The awards of the 9/11 Memorial and Times Square contracts show that the skill set Snøhetta developed after the Alexandria Library has made them uniquely poised to take on some of the United States’ most sensitive assignments. “One learns to be empathetic,” Dykers confirms when I bring this up, “and that’s one of the characteristics of architecture that I personally love: meeting people and hearing their stories. As much as I love working with art, architecture can have a broader connection to large and diverse groups in society on a daily basis.” As SFMOMA’s Neal Benezra mentioned, the company culture that Dykers and Thorsen have cultivated is also responsible for the thoughtfulness of their design. By pioneering a practice they call transdisciplinary thinking, the office keeps itself creatively agile by swapping roles during planning and brainstorming sessions. “With transdisciplinary practice, you are encouraged to transfer your thinking across borders,” Dykers tells me, “so you don’t artificially separate yourself in the design process by your education and your background.”

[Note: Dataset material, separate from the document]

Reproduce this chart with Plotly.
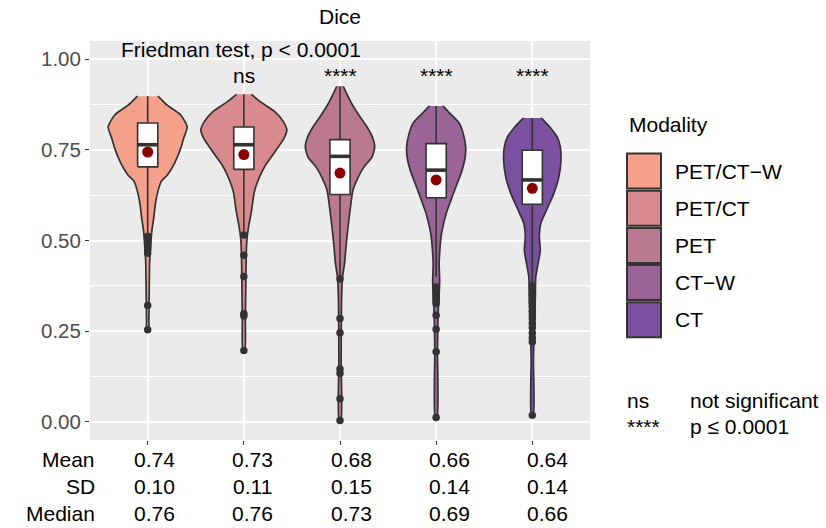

Though in the hands of an Office Space-type company, this kind of role-playing could seem disingenuous, there is an earnestness to the way Dykers talks about it that tells me that Snøhetta attracts the type of employee who believes in the common good. “Everyone says, ‘Well you couldn’t have the “Mona Lisa” if 25 people were painting it,’ and this is true of certain forms of art,” Dykers says, pausing thoughtfully for a moment. “But architecture is not a painting, it’s something very different. A large number of people use works of architecture, and if that’s the case why shouldn’t larger numbers of people be involved in creating it?”